If we look at the technological under-pinnings of Hadoop, it’s beautifully designed for businesses that didn’t know their direction, whose task at hand changed every day, and who were growing so fast that they were regularly the subject of case studies. This resulted in building an infrastructure that by its nature was akin to painting the Golden Gate bridge — when you were finished you walked back to the other end of the bridge and started again. With Hadoop, you simply kept stacking new hardware on top of old hardware without ever stopping. As the bits at the bottom were crushed by the weight of the technology at the top, you simply plugged new ones into the top. Again, a beautiful architecture if you have one thing to do, and do it better than anyone.

A consumer search experience has to be the least sticky experience out there. Switching costs are zero, and if I get a bad result or a slow search there’s a Mike-shaped hole in the wall, as I can’t get out of that search engine quick enough. Don’t believe me? When was the last time you used AltaVista?

Hadoop was developed by businesses that have a lot more in common with software companies than traditional enterprise. It takes algorithms and exposes them to the market — that’s what software companies do. That means a lot of their staff are software developers. You can’t read even the most supportive Hadoop blogs without reading about the requirement to do a lot of coding to get it to work. Over the last 30 years or so, software companies have grown and prospered precisely because enterprises want to get out of the business of developing software and treat it like a commodity. If you need developers to make it work, is it a commodity?

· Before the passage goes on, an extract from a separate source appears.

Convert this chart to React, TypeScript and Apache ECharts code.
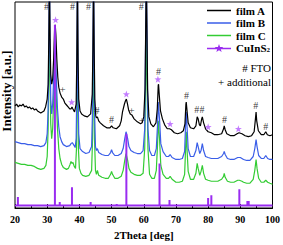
import { useEffect, useRef } from 'react';
import * as echarts from 'echarts';

// 2Theta [deg], intensity [a.u.]
const filmA: [number, number][] = [
  [20.0, 103], [20.5, 105], [21.0, 102], [21.5, 104], [22.0, 103], [22.5, 105], [23.0, 102], [23.5, 103],
  [24.0, 101], [24.5, 102], [25.0, 100], [25.5, 101], [26.0, 99], [26.5, 100], [27.0, 98], [27.5, 97],
  [28.0, 96], [28.5, 97], [29.0, 98], [29.5, 102], [30.0, 110], [30.3, 125], [30.5, 170], [30.7, 240],
  [30.9, 170], [31.1, 135], [31.4, 125], [31.7, 130], [32.0, 150], [32.3, 180], [32.5, 185], [32.7, 175],
  [33.0, 150], [33.3, 132], [33.6, 122], [34.0, 116], [34.5, 112], [35.0, 110], [35.5, 106], [36.0, 104],
  [36.5, 102], [37.0, 100], [37.4, 100], [37.7, 102], [38.0, 100], [38.5, 97], [39.0, 105], [39.2, 150],
  [39.4, 240], [39.6, 150], [39.8, 110], [40.2, 98], [40.7, 95], [41.5, 93], [42.5, 92], [43.5, 95],
  [44.0, 115], [44.2, 160], [44.4, 240], [44.6, 160], [44.8, 110], [45.1, 93], [45.3, 91], [45.6, 92],
  [46.0, 88], [46.5, 86], [47.5, 83], [48.5, 81], [49.5, 81], [50.0, 83], [50.5, 81], [51.5, 80],
  [52.5, 83], [53.0, 88], [53.4, 97], [54.0, 105], [54.3, 108], [54.6, 110], [54.9, 106], [55.3, 99],
  [55.8, 95], [56.3, 94], [57.0, 90], [58.0, 87], [59.0, 85], [59.5, 86], [60.0, 92], [60.4, 120],
  [60.8, 240], [61.2, 120], [61.6, 92], [62.2, 85], [63.0, 82], [63.8, 86], [64.2, 100], [64.5, 124],
  [64.6, 125], [64.8, 115], [65.2, 98], [65.8, 90], [66.5, 84], [67.3, 80], [68.0, 80], [68.6, 79],
  [69.5, 76], [70.5, 75], [71.5, 76], [72.3, 78], [72.8, 85], [73.1, 105], [73.2, 107], [73.4, 100],
  [73.8, 86], [74.5, 81], [75.5, 80], [76.2, 83], [76.6, 92], [76.9, 90], [77.3, 84], [77.6, 83],
  [78.0, 90], [78.2, 92], [78.6, 86], [79.2, 80], [80.0, 77], [81.0, 76], [82.0, 74], [83.0, 74],
  [84.2, 75], [84.8, 80], [85.0, 83], [85.3, 79], [85.8, 75], [87.0, 73], [88.0, 73], [89.0, 75],
  [89.6, 76], [90.5, 75], [91.5, 73], [92.5, 72], [93.5, 73], [94.3, 77], [94.7, 90], [94.9, 97],
  [95.1, 88], [95.6, 78], [96.5, 74], [97.3, 74], [97.9, 77], [98.4, 74], [99.2, 73], [100.0, 74],
];

const filmB: [number, number][] = [
  [20, 67], [21, 66], [22, 65], [23, 65], [24, 64], [25, 64], [26, 63], [27, 63], [28, 62], [29, 63],
  [29.6, 66], [30.0, 75], [30.3, 100], [30.5, 160], [30.7, 240], [30.9, 160], [31.1, 110], [31.4, 95],
  [31.7, 105], [32.0, 130], [32.3, 160], [32.45, 165], [32.6, 155], [32.9, 125], [33.2, 100], [33.6, 82],
  [34.0, 72], [34.5, 67], [35.0, 64], [36.0, 62], [37.0, 63], [37.4, 65], [37.8, 66], [38.2, 64],
  [38.7, 61], [39.0, 70], [39.2, 120], [39.4, 240], [39.6, 120], [39.8, 75], [40.2, 60], [41, 57],
  [42, 55], [43, 56], [43.8, 62], [44.1, 100], [44.4, 240], [44.7, 100], [45.0, 62], [45.3, 58],
  [45.6, 60], [46.0, 56], [47, 54], [48, 53], [49, 53], [49.7, 56], [50.0, 59], [50.3, 56], [51, 53],
  [52, 53], [53, 55], [53.6, 60], [54.1, 70], [54.5, 77], [54.7, 77], [55.0, 70], [55.4, 62], [56, 58],
  [57, 56], [58, 55], [59, 55], [59.8, 58], [60.3, 80], [60.8, 240], [61.3, 80], [61.8, 58], [62.5, 53],
  [63.3, 53], [63.9, 60], [64.3, 85], [64.5, 107], [64.7, 107], [64.9, 90], [65.3, 65], [66, 57],
  [67, 52], [67.7, 52], [68.2, 54], [68.8, 51], [70, 49], [71, 49], [72, 50], [72.7, 57], [73.0, 85],
  [73.2, 97], [73.4, 85], [73.8, 60], [74.5, 52], [75.5, 52], [76.2, 58], [76.6, 66], [76.9, 62],
  [77.4, 55], [77.8, 58], [78.2, 65], [78.6, 58], [79.2, 52], [80, 51], [81, 50], [82, 50], [83, 50],
  [84.2, 52], [84.8, 55], [85.0, 57], [85.3, 54], [86, 50], [87, 49], [88, 49], [89.2, 51], [90, 51],
  [91, 49], [92, 48], [93, 48], [94.0, 52], [94.5, 60], [94.9, 69], [95.2, 62], [95.7, 53], [96.5, 50],
  [97.3, 50], [97.9, 53], [98.5, 50], [99.2, 49], [100, 49],
];

const filmC: [number, number][] = [
  [20, 46], [21, 45], [22, 44], [23, 44], [24, 43], [25, 43], [26, 42], [27, 40], [28, 39], [29, 40],
  [29.6, 43], [30.0, 52], [30.3, 80], [30.5, 130], [30.7, 180], [30.9, 130], [31.1, 85], [31.4, 70],
  [31.7, 80], [32.0, 110], [32.3, 140], [32.45, 145], [32.6, 135], [32.9, 105], [33.2, 80], [33.6, 60],
  [34.0, 50], [34.5, 44], [35.0, 41], [36.0, 39], [36.6, 40], [37.1, 44], [37.4, 47], [37.7, 45],
  [38.0, 46], [38.4, 42], [38.8, 40], [39.1, 60], [39.4, 170], [39.7, 60], [40.0, 40], [40.5, 35],
  [41, 33], [42, 32], [43, 33], [43.8, 38], [44.1, 70], [44.4, 170], [44.7, 70], [45.0, 38], [45.3, 34],
  [45.6, 38], [46.0, 33], [47, 31], [48, 30], [49, 30], [49.7, 34], [50.0, 37], [50.3, 34], [51, 30],
  [52, 30], [53, 32], [53.6, 38], [54.1, 48], [54.5, 55], [54.7, 55], [55.0, 48], [55.4, 40], [56, 36],
  [57, 34], [58, 33], [59, 33], [59.8, 35], [60.3, 60], [60.8, 180], [61.3, 60], [61.8, 34], [62.5, 30],
  [63.3, 30], [63.9, 38], [64.3, 65], [64.5, 88], [64.7, 88], [64.9, 70], [65.3, 43], [66, 34], [67, 30],
  [67.7, 30], [68.2, 32], [68.8, 29], [70, 26], [71, 26], [72, 27], [72.7, 34], [73.0, 60], [73.2, 77],
  [73.4, 62], [73.8, 37], [74.5, 29], [75.5, 29], [76.2, 35], [76.6, 45], [76.9, 40], [77.4, 33],
  [77.8, 37], [78.2, 43], [78.6, 35], [79.2, 29], [80, 28], [81, 27], [82, 27], [83, 27], [84.2, 29],
  [84.8, 32], [85.0, 35], [85.3, 31], [86, 27], [87, 26], [88, 26], [89.2, 28], [89.7, 28], [90.5, 27],
  [91, 26], [92, 25], [93, 25], [94.0, 29], [94.5, 38], [94.9, 49], [95.2, 40], [95.7, 30], [96.5, 26],
  [97.3, 26], [97.9, 28], [98.5, 26], [99.2, 25], [100, 24],
];

// CuInS2 reference pattern
const cuinsPositions = [20.9, 32.4, 33.9, 37.7, 43.5, 51.6, 54.6, 64.9, 68.0, 80.0, 81.0, 89.7, 92.2, 92.6];
const cuinsHeights = [11, 185, 6, 21, 6, 4, 75, 45, 8, 10, 13, 19, 7, 7];
const cuinsBase = 2.5;

// peak annotations
const ftoMarks: [number, number][] = [
  [29.8, 203], [37.9, 203], [42.8, 203], [59.2, 203], [45.5, 98], [50.0, 89], [64.6, 138],
  [73.3, 114], [76.5, 99], [78.1, 99], [85.1, 89], [94.8, 103], [97.9, 82],
];
const additionalMarks: [number, number][] = [[34.8, 120], [56.2, 99], [59.4, 89]];
const cuinsMarks: [number, number][] = [
  [32.6, 190], [37.6, 107], [54.6, 115], [64.4, 130], [68.2, 85], [80.0, 82], [89.4, 80],
];

const xTicks = { min: 20, max: 100, interval: 10 };

const FONT = 'Liberation Serif';
const STAR = 'path://M12,1.5L13.06,4.54L16.28,4.61L13.71,6.56L14.65,9.64L12,7.8L9.35,9.64L10.29,6.56L7.72,4.61L10.94,4.54Z';
const STAR_LINE = 'path://M0,5.3H24V6.7H0Z M12,1.5L13.06,4.54L16.28,4.61L13.71,6.56L14.65,9.64L12,7.8L9.35,9.64L10.29,6.56L7.72,4.61L10.94,4.54Z';
const LINE_ICON = 'path://M0,0H24V1.5H0Z';

export default function App() {
  const ref = useRef<HTMLDivElement>(null);
  useEffect(() => {
    const chart = echarts.init(ref.current!, null, { renderer: 'svg' });
    const sticks: [number, number][] = [[20, cuinsBase]];
    cuinsPositions.forEach((p, i) => {
      sticks.push([p, cuinsBase], [p, cuinsHeights[i]], [p, cuinsBase]);
    });
    sticks.push([100, cuinsBase]);

    const markSeries = (name: string, data: [number, number][], text: string, size: number) => ({
      name,
      type: 'scatter',
      data,
      symbolSize: 1,
      itemStyle: { color: 'rgba(0,0,0,0)' },
      silent: true,
      z: 5,
      label: {
        show: true,
        position: 'inside',
        formatter: text,
        color: '#000',
        fontSize: size,
        fontFamily: FONT,
      },
    });

    chart.setOption({
      animation: false,
      grid: { left: 15, right: 9, top: 2, bottom: 35, show: true, borderColor: '#000', borderWidth: 1 },
      legend: {
        orient: 'vertical',
        left: 207,
        top: 5,
        padding: 0,
        itemWidth: 24,
        itemHeight: 12,
        itemGap: 1.5,
        data: [
          { name: 'film A', icon: LINE_ICON },
          { name: 'film B', icon: LINE_ICON },
          { name: 'film C', icon: LINE_ICON },
          { name: 'CuInS2', icon: STAR_LINE },
        ],
        formatter: (n: string) => (n === 'CuInS2' ? 'CuInS{sub|2}' : n),
        textStyle: {
          fontFamily: FONT,
          fontWeight: 'bold',
          fontSize: 11,
          color: '#000',
          rich: {
            sub: { fontFamily: FONT, fontWeight: 'bold', fontSize: 7, verticalAlign: 'bottom', padding: [4, 0, 0, 0] },
          },
        },
      },
      xAxis: {
        type: 'value',
        min: xTicks.min,
        max: xTicks.max,
        interval: xTicks.interval,
        name: '2Theta [deg]',
        nameLocation: 'middle',
        nameGap: 21,
        nameTextStyle: { fontFamily: FONT, fontWeight: 'bold', fontSize: 11, color: '#000' },
        axisLine: { show: true, lineStyle: { color: '#000', width: 1 } },
        axisTick: { show: true, inside: true, length: 4, lineStyle: { color: '#000' } },
        minorTick: { show: true, splitNumber: 2, length: 3, lineStyle: { color: '#000' } },
        splitLine: { show: false },
        axisLabel: { fontFamily: FONT, fontWeight: 'bold', fontSize: 10, color: '#000', margin: 6 },
      },
      yAxis: {
        type: 'value',
        min: 0,
        max: 208,
        axisLine: { show: false },
        axisTick: { show: false },
        axisLabel: { show: false },
        splitLine: { show: false },
      },
      graphic: [
        {
          type: 'text',
          x: 6,
          y: 91,
          rotation: Math.PI / 2,
          style: {
            text: 'Intensity [a.u.]',
            fontFamily: FONT,
            fontWeight: 'bold',
            fontSize: 13,
            fill: '#000',
            align: 'center',
            verticalAlign: 'middle',
          },
        },
        {
          type: 'text',
          x: 271,
          y: 68,
          style: { text: '# FTO', fontFamily: FONT, fontSize: 11, fill: '#000', align: 'right', verticalAlign: 'middle' },
        },
        {
          type: 'text',
          x: 271,
          y: 82,
          style: { text: '+ additional', fontFamily: FONT, fontSize: 11, fill: '#000', align: 'right', verticalAlign: 'middle' },
        },
      ],
      series: [
        { name: 'film C', type: 'line', data: filmC, symbol: 'none', color: '#33cc33', lineStyle: { width: 1.2, color: '#33cc33' } },
        { name: 'film B', type: 'line', data: filmB, symbol: 'none', color: '#3a5ee8', lineStyle: { width: 1.2, color: '#3a5ee8' } },
        { name: 'film A', type: 'line', data: filmA, symbol: 'none', color: '#000000', lineStyle: { width: 1.2, color: '#000000' } },
        { name: 'CuInS2', type: 'line', data: sticks, symbol: 'none', color: '#9a2cf0', lineStyle: { width: 2, color: '#9a2cf0' } },
        markSeries('FTO marks', ftoMarks, '#', 10),
        markSeries('additional marks', additionalMarks, '+', 11),
        {
          name: 'CuInS2 marks',
          type: 'scatter',
          data: cuinsMarks,
          symbol: STAR,
          symbolSize: 7,
          silent: true,
          z: 5,
          itemStyle: { color: '#b45cff' },
        },
      ],
    });
    return () => chart.dispose();
  }, []);
  return <div ref={ref} style={{ position: 'absolute', left: 0, top: 0, width: 283, height: 245 }} />;
}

Hadoop was designed to take workloads and set a task, and chug away at it, and then give answers when it is done with the task. There’s no concept of interactivity. It is a batch job with a single focus. That makes Hadoop perfectly suited for transforming data… data you know nothing about.

In summary, if you have a lot of commodity hardware sitting around un-used, if you have or want to have a lot of software developers on staff, if you know you don’t have any idea as to what data you are looking for and all you are looking for is “rank”, Hadoop is likely the best solution. If not, well then it may be worth looking to the task at hand.

What most of SAND’s customers want is the need to analyse vast amounts of data, structured, semi-structured, and unstructured. They want immediate response times. They know which type of business they are. They have very complex analytics that need to be done. And that analytics needs to be deployed across the enterprise to all users.

A lot of vendors are putting Hadoop’s little elephant all over their collateral and websites in an apparent attempt to look cool. (Like my Dad rocking a fauxhawk with his pants hanging half-way down the back of his legs). Hadoop is a useful collection of routines for crunching large amounts of unstructured (don’t get me started on the topic of whether there actually is such a thing as unstructured data – all data has some structure), semi-structured, or structured data. When you have a swathe of commodity hardware under-used, when you have software development skills in-house that usually reside in a software company, and you don’t mind how long it takes to get an answer, Hadoop’s a great solution.

Otherwise, it’s just another solution looking for a problem.